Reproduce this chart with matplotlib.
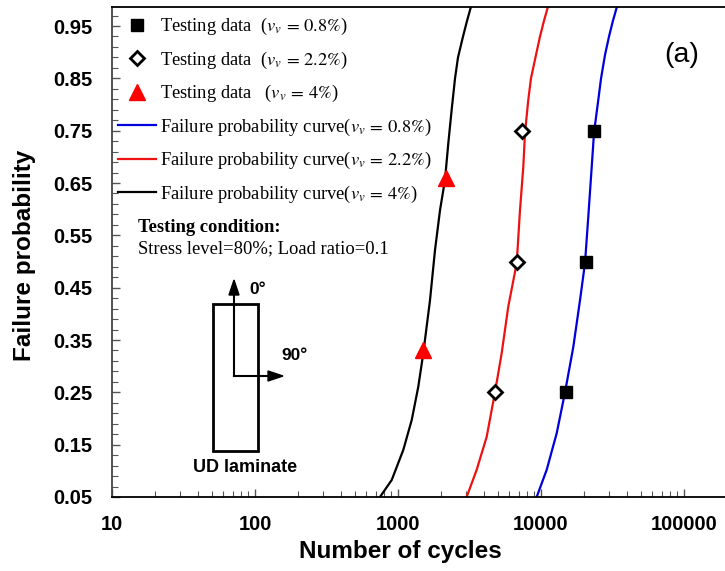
import numpy as np
import matplotlib
matplotlib.use("Agg")
import matplotlib.pyplot as plt
from matplotlib.ticker import FixedLocator, LogLocator, NullFormatter, FixedFormatter
from matplotlib.patches import Rectangle

plt.rcParams['mathtext.fontset'] = 'stix'

# ---- data ----
sq_cycles = [14960, 20650, 23500]          # v_v = 0.8 %
sq_prob = [0.25, 0.50, 0.75]
dia_cycles = [4760, 6790, 7360]            # v_v = 2.2 %
dia_prob = [0.25, 0.50, 0.75]
tri_cycles = [1500, 2160]                  # v_v = 4 %
tri_prob = [0.33, 0.66]

blue_cycles = [9330, 10960, 12880, 14720, 16830, 18740, 20310, 21420, 22630, 23480, 25160, 26300, 28040, 29900, 31850, 33980]
blue_prob = [0.05, 0.102, 0.172, 0.25, 0.337, 0.426, 0.497, 0.586, 0.681, 0.746, 0.809, 0.85, 0.895, 0.93, 0.96, 0.987]
red_cycles = [3020, 3550, 4170, 4767, 5311, 5906, 6763, 7130, 7520, 7730, 8150, 8510, 9230, 9840, 10490, 11190]
red_prob = [0.05, 0.102, 0.165, 0.25, 0.325, 0.414, 0.497, 0.598, 0.681, 0.746, 0.809, 0.85, 0.895, 0.93, 0.96, 0.987]
black_cycles = [748, 904, 1089, 1247, 1387, 1503, 1674, 1815, 1967, 2131, 2248, 2373, 2505, 2628, 2849, 3040, 3238]
black_prob = [0.05, 0.0825, 0.140, 0.197, 0.261, 0.325, 0.426, 0.522, 0.598, 0.656, 0.726, 0.790, 0.85, 0.89, 0.93, 0.96, 0.987]

x_ticks = [10, 100, 1000, 10000, 100000]
x_tick_labels = ["10", "100", "1000", "10000", "100000"]
y_ticks = [0.05, 0.15, 0.25, 0.35, 0.45, 0.55, 0.65, 0.75, 0.85, 0.95]
y_tick_labels = ["0.05", "0.15", "0.25", "0.35", "0.45", "0.55", "0.65", "0.75", "0.85", "0.95"]

labels = [r"Testing data  ($v_v\,=\,0.8\%$)",
          r"Testing data  ($v_v\,=\,2.2\%$)",
          r"Testing data   ($v_v\,=\,4\%$)",
          r"Failure probability curve($v_v\,=\,0.8\%$)",
          r"Failure probability curve($v_v\,=\,2.2\%$)",
          r"Failure probability curve($v_v\,=\,4\%$)"]

W, H = 725, 571
fig = plt.figure(figsize=(W / 100, H / 100), dpi=100)
ax = fig.add_axes([112 / W, (H - 497) / H, (W - 112) / W, (497 - 7) / H])

l_blue, = ax.plot(blue_cycles, blue_prob, color='#0000dd', lw=1.6, zorder=2)
l_red, = ax.plot(red_cycles, red_prob, color='#ee1111', lw=1.6, zorder=2)
l_black, = ax.plot(black_cycles, black_prob, color='black', lw=1.6, zorder=2)

h_sq, = ax.plot(sq_cycles, sq_prob, 's', color='black', ms=9, ls='none', zorder=3)
h_dia, = ax.plot(dia_cycles, dia_prob, 'D', mfc='white', mec='black', mew=2, ms=7.5, ls='none', zorder=3)
h_tri, = ax.plot(tri_cycles, tri_prob, '^', color='#ff0000', ms=11, ls='none', zorder=3)

ax.set_xscale('log')
ax.set_xlim(10, 10 ** (1 + (W - 112) / 143))
ax.set_ylim(0.05, 0.95 + 19 / 523.3)

ax.xaxis.set_major_locator(FixedLocator(x_ticks))
ax.xaxis.set_major_formatter(FixedFormatter(x_tick_labels))
ax.xaxis.set_minor_locator(LogLocator(base=10, subs=np.arange(2, 10)))
ax.xaxis.set_minor_formatter(NullFormatter())
ax.yaxis.set_major_locator(FixedLocator(y_ticks))
ax.yaxis.set_major_formatter(FixedFormatter(y_tick_labels))
ax.yaxis.set_minor_locator(FixedLocator(np.arange(0.05, 0.99, 0.02)))

ax.tick_params(which='both', direction='in', top=False, right=False, color='#555555')
ax.tick_params(which='major', length=6, width=1)
ax.tick_params(axis='x', which='major', pad=13)
ax.tick_params(axis='y', which='major', pad=14)
ax.tick_params(which='minor', length=4, width=0.8)
for lab in ax.get_xticklabels() + ax.get_yticklabels():
    lab.set_fontfamily('Liberation Sans')
    lab.set_fontweight('bold')
    lab.set_fontsize(14.5)

ax.spines['right'].set_visible(False)
ax.spines['left'].set_color('#444444')
for s in ['top', 'bottom']:
    ax.spines[s].set_color('black')
    ax.spines[s].set_linewidth(1.3)
ax.spines['left'].set_linewidth(1.3)

ax.set_xlabel("Number of cycles", fontfamily='Liberation Sans', fontweight='bold', fontsize=17.5)
ax.xaxis.set_label_coords((400 - 112) / (W - 112), -(540 - 497) / 490)
ax.set_ylabel("Failure probability", fontfamily='Liberation Sans', fontweight='bold', fontsize=17.5)
ax.yaxis.set_label_coords(-(112 - 36) / (W - 112), (497 - 255) / 490)

leg = ax.legend([h_sq, h_dia, h_tri, l_blue, l_red, l_black], labels,
                loc='upper left', bbox_to_anchor=(6 / 613, (497 - 16) / 490), frameon=False,
                prop={'family': 'Liberation Serif', 'size': 13.3},
                handlelength=2.05, handletextpad=0.2, labelspacing=0.67, borderaxespad=0, borderpad=0)

def fx(px):
    return px / W

def fy(py):
    return 1 - py / H

fig.text(fx(138), fy(227), "Testing condition:", fontfamily='Liberation Serif', fontweight='bold',
         fontsize=13.4, va='center', ha='left')
fig.text(fx(138), fy(249), "Stress level=80%; Load ratio=0.1", fontfamily='Liberation Serif',
         fontsize=13.4, va='center', ha='left')

# UD laminate schematic
fig.patches.append(Rectangle((fx(213), fy(451)), fx(258) - fx(213), fy(304) - fy(451),
                             transform=fig.transFigure, fill=False, ec='black', lw=2))
fig.add_artist(plt.Line2D([fx(234), fx(234)], [fy(376), fy(292)], transform=fig.transFigure, color='black', lw=1.5))
fig.add_artist(plt.Line2D([fx(234), fx(272)], [fy(376), fy(376)], transform=fig.transFigure, color='black', lw=1.5))
fig.patches.append(plt.Polygon([[fx(229), fy(295)], [fx(239), fy(295)], [fx(234), fy(280)]],
                               closed=True, transform=fig.transFigure, color='black'))
fig.patches.append(plt.Polygon([[fx(268), fy(371)], [fx(268), fy(381)], [fx(283), fy(376)]],
                               closed=True, transform=fig.transFigure, color='black'))
fig.text(fx(249), fy(289), "0°", fontfamily='Liberation Sans', fontweight='bold', fontsize=12.5,
         va='center', ha='left')
fig.text(fx(281), fy(356), "90°", fontfamily='Liberation Sans', fontweight='bold', fontsize=12.5,
         va='center', ha='left')
fig.text(fx(245), fy(468), "UD laminate", fontfamily='Liberation Sans', fontweight='bold', fontsize=13,
         va='center', ha='center')

fig.text(fx(682), fy(55), "(a)", fontfamily='Liberation Sans', fontsize=20.5, va='center', ha='center')

fig.savefig("out.png", dpi=100)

★ ★ ★

** Task objective **
The lines from the top of the data above through the one holding "color='black', lw=1.6, zorder=2)" are to be repeated exactly, and only those, with no pictures.

** Finished answer **
Reproduce this chart with matplotlib.
import numpy as np
import matplotlib
matplotlib.use("Agg")
import matplotlib.pyplot as plt
from matplotlib.ticker import FixedLocator, LogLocator, NullFormatter, FixedFormatter
from matplotlib.patches import Rectangle

plt.rcParams['mathtext.fontset'] = 'stix'

# ---- data ----
sq_cycles = [14960, 20650, 23500]          # v_v = 0.8 %
sq_prob = [0.25, 0.50, 0.75]
dia_cycles = [4760, 6790, 7360]            # v_v = 2.2 %
dia_prob = [0.25, 0.50, 0.75]
tri_cycles = [1500, 2160]                  # v_v = 4 %
tri_prob = [0.33, 0.66]

blue_cycles = [9330, 10960, 12880, 14720, 16830, 18740, 20310, 21420, 22630, 23480, 25160, 26300, 28040, 29900, 31850, 33980]
blue_prob = [0.05, 0.102, 0.172, 0.25, 0.337, 0.426, 0.497, 0.586, 0.681, 0.746, 0.809, 0.85, 0.895, 0.93, 0.96, 0.987]
red_cycles = [3020, 3550, 4170, 4767, 5311, 5906, 6763, 7130, 7520, 7730, 8150, 8510, 9230, 9840, 10490, 11190]
red_prob = [0.05, 0.102, 0.165, 0.25, 0.325, 0.414, 0.497, 0.598, 0.681, 0.746, 0.809, 0.85, 0.895, 0.93, 0.96, 0.987]
black_cycles = [748, 904, 1089, 1247, 1387, 1503, 1674, 1815, 1967, 2131, 2248, 2373, 2505, 2628, 2849, 3040, 3238]
black_prob = [0.05, 0.0825, 0.140, 0.197, 0.261, 0.325, 0.426, 0.522, 0.598, 0.656, 0.726, 0.790, 0.85, 0.89, 0.93, 0.96, 0.987]

x_ticks = [10, 100, 1000, 10000, 100000]
x_tick_labels = ["10", "100", "1000", "10000", "100000"]
y_ticks = [0.05, 0.15, 0.25, 0.35, 0.45, 0.55, 0.65, 0.75, 0.85, 0.95]
y_tick_labels = ["0.05", "0.15", "0.25", "0.35", "0.45", "0.55", "0.65", "0.75", "0.85", "0.95"]

labels = [r"Testing data  ($v_v\,=\,0.8\%$)",
          r"Testing data  ($v_v\,=\,2.2\%$)",
          r"Testing data   ($v_v\,=\,4\%$)",
          r"Failure probability curve($v_v\,=\,0.8\%$)",
          r"Failure probability curve($v_v\,=\,2.2\%$)",
          r"Failure probability curve($v_v\,=\,4\%$)"]

W, H = 725, 571
fig = plt.figure(figsize=(W / 100, H / 100), dpi=100)
ax = fig.add_axes([112 / W, (H - 497) / H, (W - 112) / W, (497 - 7) / H])

l_blue, = ax.plot(blue_cycles, blue_prob, color='#0000dd', lw=1.6, zorder=2)
l_red, = ax.plot(red_cycles, red_prob, color='#ee1111', lw=1.6, zorder=2)
l_black, = ax.plot(black_cycles, black_prob, color='black', lw=1.6, zorder=2)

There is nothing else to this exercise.